The resulting age will be one in which nations are isolated, technological progress is sluggish and travel is infrequent. The Middle East will be less relevant than it is today, and food scarcity will emerge as the foremost international problem. Countries with a shortage of arable land will scramble and compete to buy agricultural real estate from other nations (for example, as Saudi Arabia is already now doing in Sudan) to alleviate their ever-worsening food crises.

Rubin's future isn't all bad. To offset the effects of the energy crisis, governments will have to invest heavily in national infrastructure (especially public-transportation systems); national industries once hurt by outsourcing and foreign competition will thrive; and the environment will become cleaner as people are forced to use less fossil fuel and as cars disappear from the streets.

But Rubin warns that governments can do only so much—successful adaptation to an energy-starved world will largely depend on individuals altering their energy-consumption norms. Still, he is willing to bet that people will make the right choices. All in all, he says, "don't be surprised if the new, smaller world that emerges isn't a lot more liveable and enjoyable than the one we are about to leave behind."

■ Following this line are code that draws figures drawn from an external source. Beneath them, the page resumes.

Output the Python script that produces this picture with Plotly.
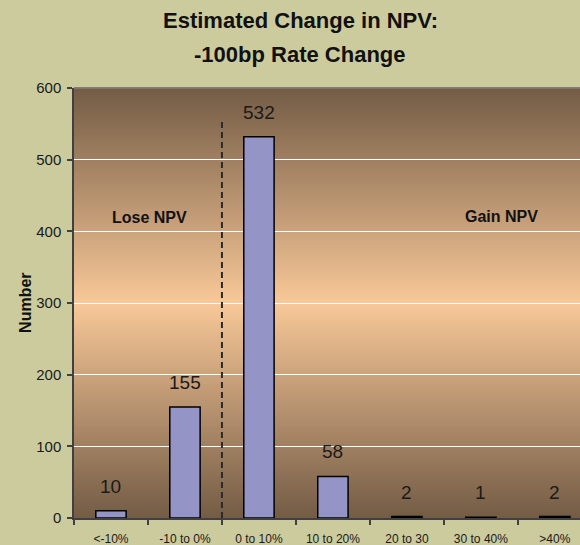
import plotly.graph_objects as go

categories = ["<-10%", "-10 to 0%", "0 to 10%", "10 to 20%", "20 to 30", "30 to 40%", ">40%"]
counts = [10, 155, 532, 58, 2, 1, 2]
y_ticks = [0, 100, 200, 300, 400, 500, 600]

FONT = "Liberation Sans, Arial, sans-serif"

x_idx = list(range(len(categories)))

fig = go.Figure()
fig.add_trace(go.Bar(
    x=x_idx, y=counts, width=0.41,
    marker=dict(color="#9494C6", line=dict(color="#000000", width=1.5)),
    hoverinfo="skip",
))

# gradient background (edge -> center -> edge), drawn as thin strips below gridlines
edge = (0x73, 0x5B, 0x45)
center = (0xF8, 0xC8, 0x98)
n = 215
shapes = []
for i in range(n):
    y0 = i / n
    y1 = (i + 1) / n
    mid = (y0 + y1) / 2
    t = abs(mid - 0.5) / 0.5
    c = tuple(round(center[k] + (edge[k] - center[k]) * t) for k in range(3))
    shapes.append(dict(type="rect", xref="x domain", yref="y domain",
                       x0=0, x1=1, y0=y0, y1=y1 + 0.002,
                       fillcolor="rgb(%d,%d,%d)" % c, line=dict(width=0), layer="below"))
# top border
shapes.append(dict(type="line", xref="x domain", yref="y domain", x0=0, x1=1, y0=1, y1=1,
                   line=dict(color="#7f7f7f", width=1.5), layer="above"))
# dashed divider
shapes.append(dict(type="line", xref="x", yref="y", x0=1.5, x1=1.5, y0=0, y1=553,
                   line=dict(color="#2a2a2a", width=2, dash="6px,4px"), layer="above"))

annotations = []
for xi, v in zip(x_idx, counts):
    annotations.append(dict(x=xi, y=v, xref="x", yref="y", text=str(v), showarrow=False,
                            xanchor="center", yanchor="bottom", yshift=12,
                            font=dict(family=FONT, size=19, color="#1a1a1a")))
annotations += [
    dict(x=0.527, y=419, xref="x", yref="y", text="<b>Lose NPV</b>", showarrow=False,
         xanchor="center", yanchor="middle",
         font=dict(family=FONT, size=16, color="#111111")),
    dict(x=5.28, y=421, xref="x", yref="y", text="<b>Gain NPV</b>", showarrow=False,
         xanchor="center", yanchor="middle",
         font=dict(family=FONT, size=16, color="#111111")),
    dict(x=0.447, y=1.156, xref="paper", yref="paper", text="<b>Estimated Change in NPV:</b>",
         showarrow=False, xanchor="center", yanchor="middle",
         font=dict(family=FONT, size=22, color="#111111")),
    dict(x=0.447, y=1.079, xref="paper", yref="paper", text="<b>-100bp Rate Change</b>",
         showarrow=False, xanchor="center", yanchor="middle",
         font=dict(family=FONT, size=22, color="#111111")),
    dict(x=-0.097, y=0.5, xref="paper", yref="paper", text="<b>Number</b>", textangle=-90,
         showarrow=False, xanchor="center", yanchor="middle",
         font=dict(family=FONT, size=16, color="#111111")),
]

fig.update_layout(
    width=580, height=545,
    margin=dict(l=74, r=0, t=88, b=27),
    paper_bgcolor="#CCCB9E",
    plot_bgcolor="#F8C898",
    showlegend=False,
    shapes=shapes,
    annotations=annotations,
)
fig.update_xaxes(
    type="linear",
    tickmode="array", tickvals=x_idx, ticktext=categories,
    range=[-0.5, 6.34],
    showgrid=False, zeroline=False,
    showline=True, linecolor="#404040", linewidth=1.5,
    ticks="", ticklabelstandoff=9,
    tickfont=dict(family=FONT, size=12, color="#1a1a1a"),
)
# boundary tick marks via minor ticks
fig.update_xaxes(minor=dict(tickmode="array", tickvals=[i - 0.5 for i in x_idx] + [6.5],
                            ticks="outside", ticklen=5, tickcolor="#404040", tickwidth=1.5,
                            showgrid=False))
fig.update_yaxes(
    range=[0, 600], tickmode="array", tickvals=y_ticks,
    showgrid=True, gridcolor="#FFFFFF", gridwidth=1, zeroline=False,
    showline=True, linecolor="#404040", linewidth=1.5,
    ticks="outside", ticklen=5, tickcolor="#404040", tickwidth=1.5,
    ticklabelstandoff=3,
    tickfont=dict(family=FONT, size=15, color="#1a1a1a"),
)

fig.write_html(
    "out.html",
    config={"displayModeBar": False},
    post_script="document.body.style.margin='0';document.body.style.background='#CCCB9E';",
)
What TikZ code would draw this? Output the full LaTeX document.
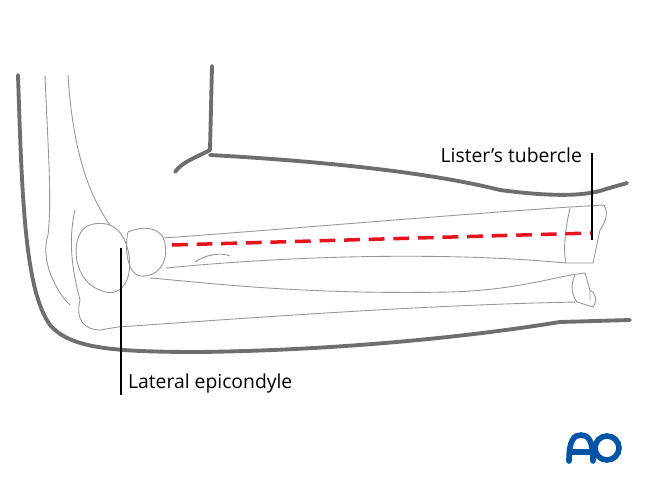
\documentclass[tikz,border=0pt]{standalone}
\usepackage{fontspec}
\setmainfont{Open Sans}
\definecolor{skin}{RGB}{110,110,110}
\definecolor{bone}{RGB}{150,150,150}
\definecolor{aoblue}{RGB}{0,84,166}
\definecolor{lred}{RGB}{230,20,30}
\tikzstyle{outline} = [line width=2.2pt, color=skin, line cap=round, line join=round]
\tikzstyle{boneline} = [line width=0.5pt, color=bone]
\tikzstyle{leader} = [line width=0.6pt, color=black]
\tikzstyle{label} = [font=\fontsize{11}{13}\selectfont, inner sep=1pt]
\tikzstyle{logo} = [line width=3.2pt, color=aoblue, line cap=round]
\begin{document}
\begin{tikzpicture}[x=0.02cm, y=-0.02cm]
\useasboundingbox (0,0) rectangle (665,493);

% arm outline
\draw[outline] (18,75) .. controls (22,200) and (25,290) .. (50,325)
  .. controls (70,348) and (110,352) .. (200,352)
  .. controls (350,350) and (480,335) .. (560,322) -- (630,320);
\draw[outline] (212,66) -- (210,150) .. controls (195,158) and (182,162) .. (175,172);
\draw[outline] (210,155) .. controls (300,160) and (420,170) .. (500,190)
  .. controls (560,198) and (590,195) .. (606,189) -- (627,183);

% humerus
\draw[boneline] (45,75) .. controls (48,150) and (52,200) .. (48,235);
\draw[boneline] (68,75) .. controls (72,140) and (85,190) .. (110,225);
\draw[boneline] (75,210) .. controls (68,240) and (72,270) .. (80,300);
\draw[boneline] (48,235) .. controls (40,260) and (55,290) .. (70,305);
\draw[boneline] (90,225) .. controls (70,230) and (70,280) .. (100,290)
  .. controls (120,300) and (135,280) .. (128,250) .. controls (122,225) and (105,220) .. (90,225);
\draw[boneline] (80,300) .. controls (75,320) and (85,330) .. (100,330) -- (118,327);
% radial head
\draw[boneline] (128,232) .. controls (145,225) and (160,228) .. (164,240)
  .. controls (170,258) and (160,278) .. (140,276) .. controls (128,274) and (124,250) .. (128,232);
% radius
\draw[boneline] (164,238) .. controls (300,228) and (450,215) .. (570,207) -- (604,205)
  .. controls (608,212) and (607,220) .. (600,230) -- (593,263);
\draw[boneline] (166,268) .. controls (300,255) and (450,252) .. (566,263) -- (593,263);
\draw[boneline] (570,208) .. controls (565,230) and (563,250) .. (566,263);
\draw[boneline] (195,262) .. controls (205,255) and (220,252) .. (230,256);
% ulna
\draw[boneline] (150,278) .. controls (200,282) and (300,295) .. (450,292)
  .. controls (520,290) and (560,275) .. (585,273) -- (590,290) -- (590,300);
\draw[boneline] (118,327) .. controls (250,318) and (420,305) .. (577,302) -- (593,307)
  .. controls (598,300) and (595,292) .. (590,290);
\draw[boneline] (575,275) .. controls (570,285) and (572,295) .. (577,302);

% line
\draw[line width=2pt, color=lred, dash pattern=on 9pt off 5pt] (172,245) -- (592,233);

% labels
\node[label, anchor=south east] (lister) at (584,165) {Lister’s tubercle};
\coordinate (listertop) at (592,153);
\coordinate (listerpt) at (592,240);
\draw[leader] (listertop) -- (listerpt);
\node[label, anchor=west] (lateral) at (126,383) {Lateral epicondyle};
\coordinate (latpt) at (121,248);
\draw[leader] (latpt) -- (latpt |- lateral.south);

% logo
\draw[logo] (569,461) .. controls (569,440) and (574,435) .. (581,435)
  .. controls (588,435) and (593,440) .. (593,461);
\draw[logo] (571,452) -- (591,452);
\draw[logo] (607,448) circle (12);
\end{tikzpicture}
\end{document}
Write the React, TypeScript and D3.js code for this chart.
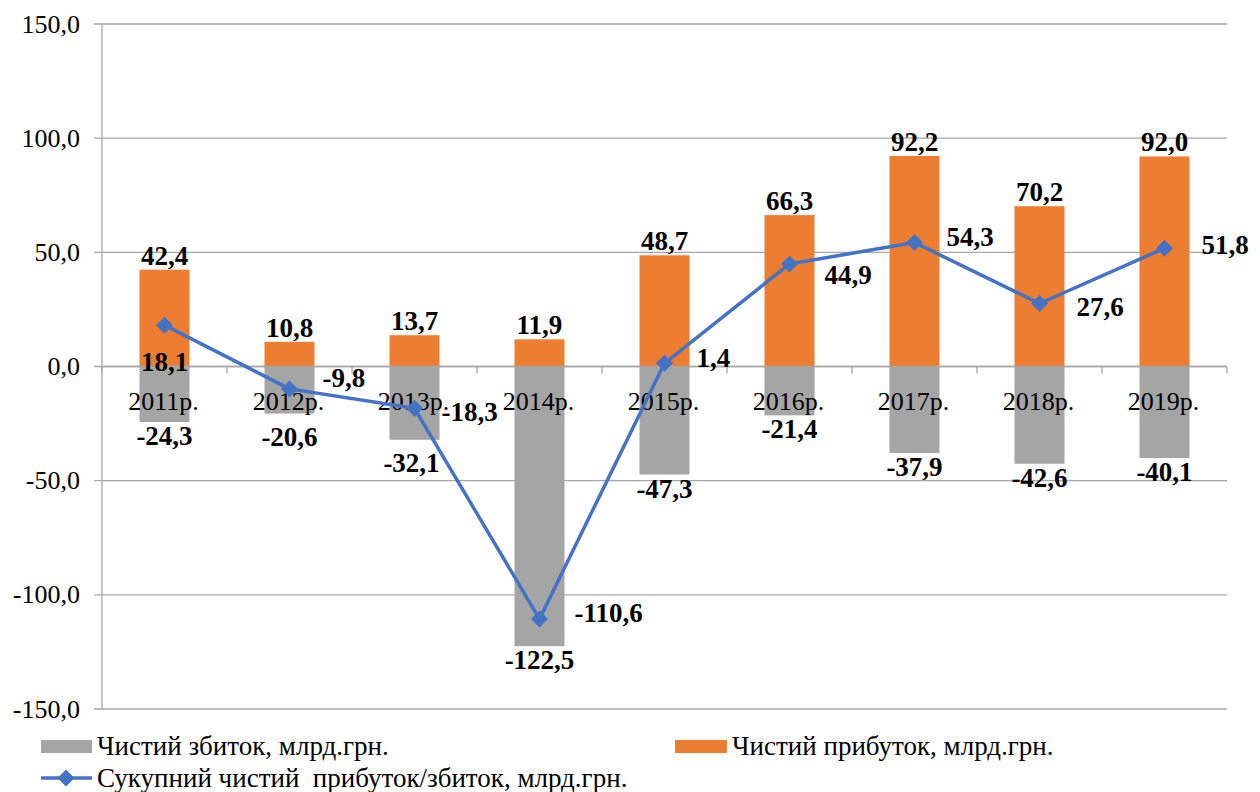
import React from "react";
import * as d3 from "d3";

// Years shown on the category axis
const years = ["2011р.", "2012р.", "2013р.", "2014р.", "2015р.", "2016р.", "2017р.", "2018р.", "2019р."];
// Net profit of profitable enterprises, bn UAH
const profit = [42.4, 10.8, 13.7, 11.9, 48.7, 66.3, 92.2, 70.2, 92.0];
// Net loss of loss-making enterprises, bn UAH
const loss = [-24.3, -20.6, -32.1, -122.5, -47.3, -21.4, -37.9, -42.6, -40.1];
// Aggregate net financial result, bn UAH
const net = [18.1, -9.8, -18.3, -110.6, 1.4, 44.9, 54.3, 27.6, 51.8];
// Value-axis ticks
const yTicks = [-150, -100, -50, 0, 50, 100, 150];

// Hand-placed offsets of the net-result labels relative to their markers [dx, dy, anchor]
const netLabelShift: [number, number, string][] = [
  [0, 37, "middle"],
  [33, -11, "start"],
  [27, 4, "start"],
  [35, -6, "start"],
  [32, -5, "start"],
  [35, 11, "start"],
  [32, -6, "start"],
  [37, 4, "start"],
  [37, -3, "start"],
];
// Extra offsets for loss labels nudged away from the year captions [dx, dy]
const lossLabelShift: [number, number][] = [
  [0, 0],
  [0, 9],
  [-3, 9],
  [0, 0],
  [0, 0],
  [0, 0],
  [0, 0],
  [0, 0],
  [0, 0],
];

const W = 1260;
const H = 792;
const left = 102;
const right = 1227;
const top = 24;
const bottom = 709;

const ORANGE = "#ED7D31";
const GRAY = "#A5A5A5";
const BLUE = "#4472C4";
const GRID = "#A6A6A6";
const FONT = "'Liberation Serif', 'Times New Roman', serif";

const fmt = (v: number) => v.toFixed(1).replace(".", ",");

function T({ x, y, children, anchor = "middle", bold = false, size = 26 }: any) {
  return (
    <text
      x={x}
      y={y}
      textAnchor={anchor}
      fontFamily={FONT}
      fontSize={size}
      fontWeight={bold ? "bold" : "normal"}
      fill="#000"
      style={{ whiteSpace: "pre" }}
    >
      {children}
    </text>
  );
}

function diamond(cx: number, cy: number, r: number) {
  return `M${cx},${cy - r}L${cx + r},${cy}L${cx},${cy + r}L${cx - r},${cy}Z`;
}

export default function App() {
  const x = d3.scaleBand<string>().domain(years).range([left, right]).paddingInner(0.6).paddingOuter(0.3);
  const y = d3.scaleLinear().domain([-150, 150]).range([bottom, top]);
  const step = x.step();
  const bw = x.bandwidth();
  const cx = (i: number) => (x(years[i]) as number) + bw / 2;
  const y0 = y(0);

  const line = d3
    .line<number>()
    .x((_, i) => cx(i))
    .y((d) => y(d));

  const boundaries = d3.range(years.length + 1).map((k) => left + k * step);

  return (
    <svg width={W} height={H} style={{ position: "fixed", left: 0, top: 0, background: "#fff" }}>
      <rect width={W} height={H} fill="#fff" />
      {/* gridlines and value labels */}
      {yTicks.map((t) => (
        <g key={t}>
          <line x1={left - 8} x2={right} y1={y(t)} y2={y(t)} stroke={GRID} strokeWidth={1.3} />
          <T x={80} y={y(t) + 8.5} anchor="end">
            {fmt(t)}
          </T>
        </g>
      ))}
      <line x1={left} x2={left} y1={top} y2={bottom} stroke={GRID} strokeWidth={1.3} />

      {/* loss bars */}
      {loss.map((v, i) => (
        <rect key={"l" + i} x={x(years[i])} y={y0} width={bw} height={y(v) - y0} fill={GRAY} />
      ))}
      {/* profit bars */}
      {profit.map((v, i) => (
        <rect key={"p" + i} x={x(years[i])} y={y(v)} width={bw} height={y0 - y(v)} fill={ORANGE} />
      ))}

      {/* category axis */}
      <line x1={left} x2={right} y1={y0} y2={y0} stroke={GRID} strokeWidth={1.3} />
      {boundaries.map((bx, k) => (
        <line key={"t" + k} x1={bx} x2={bx} y1={y0} y2={y0 + 7} stroke={GRID} strokeWidth={1.3} />
      ))}
      {years.map((yr, i) => (
        <T key={yr} x={cx(i) - 1} y={y0 + 43}>
          {yr}
        </T>
      ))}

      {/* bar value labels */}
      {profit.map((v, i) => (
        <T key={"pl" + i} x={cx(i)} y={y(v) - 5} bold size={27}>
          {fmt(v)}
        </T>
      ))}
      {loss.map((v, i) => (
        <T
          key={"ll" + i}
          x={cx(i) + lossLabelShift[i][0]}
          y={y(v) + 23 + lossLabelShift[i][1]}
          bold
          size={27}
        >
          {fmt(v)}
        </T>
      ))}

      {/* aggregate result line */}
      <path d={line(net) as string} fill="none" stroke={BLUE} strokeWidth={3.5} strokeLinejoin="round" />
      {net.map((v, i) => (
        <path key={"m" + i} d={diamond(cx(i), y(v), 8.5)} fill={BLUE} />
      ))}
      {net.map((v, i) => {
        const [dx, dy, a] = netLabelShift[i];
        return (
          <T key={"nl" + i} x={cx(i) + dx} y={y(v) + dy + 9} anchor={a} bold size={27}>
            {fmt(v)}
          </T>
        );
      })}

      {/* legend */}
      <rect x={41} y={740} width={51} height={13} fill={GRAY} />
      <T x={97} y={755} anchor="start" size={27}>
        Чистий збиток, млрд.грн.
      </T>
      <rect x={675} y={740} width={52} height={13} fill={ORANGE} />
      <T x={732} y={755} anchor="start" size={27}>
        Чистий прибуток, млрд.грн.
      </T>
      <line x1={41} x2={92} y1={778} y2={778} stroke={BLUE} strokeWidth={3.5} />
      <path d={diamond(66, 778, 8.5)} fill={BLUE} />
      <T x={97} y={787} anchor="start" size={27}>
        {"Сукупний чистий  прибуток/збиток, млрд.грн."}
      </T>
    </svg>
  );
}
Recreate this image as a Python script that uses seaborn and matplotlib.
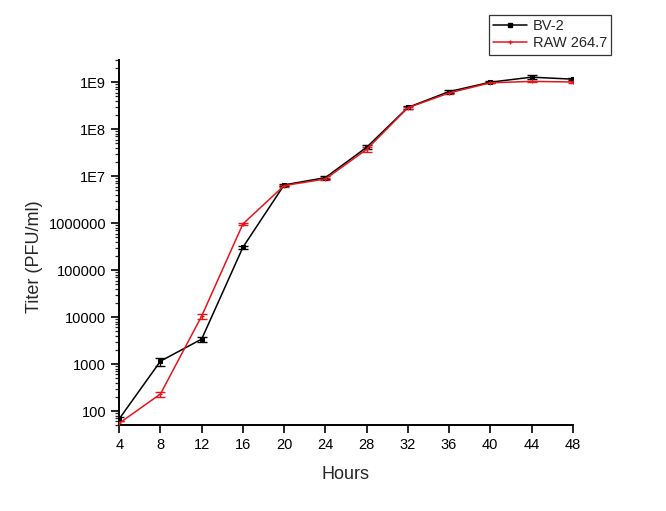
import matplotlib
matplotlib.use("Agg")
import matplotlib.pyplot as plt
import matplotlib.ticker as mticker
from matplotlib.lines import Line2D
import seaborn as sns
import pandas as pd
import numpy as np

hours = [4, 8, 12, 16, 20, 24, 28, 32, 36, 40, 44, 48]
bv2 = [68, 1150, 3400, 3.06e5, 6.5e6, 9.3e6, 4.1e7, 2.9e8, 6.3e8, 1.0e9, 1.28e9, 1.16e9]
bv2_err = [8, 220, 450, 2.5e4, 3e5, 6e5, 4e6, 2e7, 4e7, 4e7, 1.2e8, 6e7]
raw = [55, 230, 10500, 9.6e5, 6.3e6, 8.7e6, 3.7e7, 2.85e8, 5.9e8, 9.7e8, 1.04e9, 1.01e9]
raw_err = [6, 28, 1200, 5e4, 3e5, 4e5, 4.5e6, 1.8e7, 3.5e7, 3e7, 3e7, 3e7]
ytick_vals = [100, 1000, 10000, 100000, 1000000, 1e7, 1e8, 1e9]
ytick_labels = ["100", "1000", "10000", "100000", "1000000", "1E7", "1E8", "1E9"]
xtick_vals = hours

df = pd.DataFrame({
    "Hours": hours * 2,
    "Titer": bv2 + raw,
    "err": bv2_err + raw_err,
    "Cell": ["BV-2"] * len(hours) + ["RAW 264.7"] * len(hours),
})

sns.set_style("ticks")
plt.rcParams["font.family"] = ["Liberation Sans", "DejaVu Sans"]

fig = plt.figure(figsize=(6.66, 5.11), dpi=100)
ax = fig.add_axes([0.179, 0.168, 0.681, 0.715])

palette = {"BV-2": "black", "RAW 264.7": "#e8141c"}
markers = {"BV-2": "s", "RAW 264.7": "+"}
for cell, sub in df.groupby("Cell"):
    ax.errorbar(sub["Hours"], sub["Titer"], yerr=sub["err"], fmt="none",
                ecolor=palette[cell], elinewidth=1.0, capsize=3.5, capthick=1.0, zorder=3)
    sns.lineplot(data=sub, x="Hours", y="Titer", color=palette[cell],
                 marker=markers[cell], markersize=3, markeredgecolor=palette[cell],
                 linewidth=1.1, ax=ax, legend=False, zorder=4)

ax.set_yscale("log")
ax.set_ylim(50, 3e9)
ax.set_xlim(4, 48)
ax.set_xticks(xtick_vals)
ax.set_xticklabels([str(h) for h in xtick_vals])
ax.yaxis.set_major_locator(mticker.FixedLocator(ytick_vals))
ax.yaxis.set_major_formatter(mticker.FixedFormatter(ytick_labels))
ax.yaxis.set_minor_locator(mticker.LogLocator(base=10, subs=np.arange(2, 10)))
ax.yaxis.set_minor_formatter(mticker.NullFormatter())

ax.tick_params(axis="both", which="major", direction="out", length=6, width=1.2,
               labelsize=10.5, colors="black")
ax.tick_params(axis="y", which="minor", direction="out", length=3, width=0.9)
for s in ["top", "right"]:
    ax.spines[s].set_visible(False)
for s in ["left", "bottom"]:
    ax.spines[s].set_linewidth(1.4)
    ax.spines[s].set_color("black")

ax.set_xlabel("Hours", fontsize=13, labelpad=10)
ax.set_ylabel("Titer (PFU/ml)", fontsize=13)
ax.yaxis.set_label_coords(-0.168, 0.46)

handles = [Line2D([0], [0], color="black", marker="s", markersize=2.5, lw=1.1),
           Line2D([0], [0], color="#e8141c", marker="+", markersize=3, lw=1.1)]
leg = fig.legend(handles, ["BV-2", "RAW 264.7"], loc="upper left",
                 bbox_to_anchor=(489 / 666, 1 - 15 / 511), frameon=True, fancybox=False,
                 fontsize=10.5, handlelength=2.3, borderpad=0.3, labelspacing=0.2,
                 handletextpad=0.4, borderaxespad=0)
leg.get_frame().set_edgecolor("black")
leg.get_frame().set_linewidth(0.9)

fig.savefig("out.png", dpi=100)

Rubin's argument is powerful. There's no denying that the international economy has become critically dependent on oil as its main source for energy. Yet, like other believers in the "peak oil" theory, he falls into the trap of underestimating society's capacity to meet future fuel challenges through innovation and conservation. The story of energy over the past century has been one of breakthroughs, not retreat—so although the energy problems we face today should be a cause for concern, global integration will continue to deepen and the world is not likely to get smaller any time soon.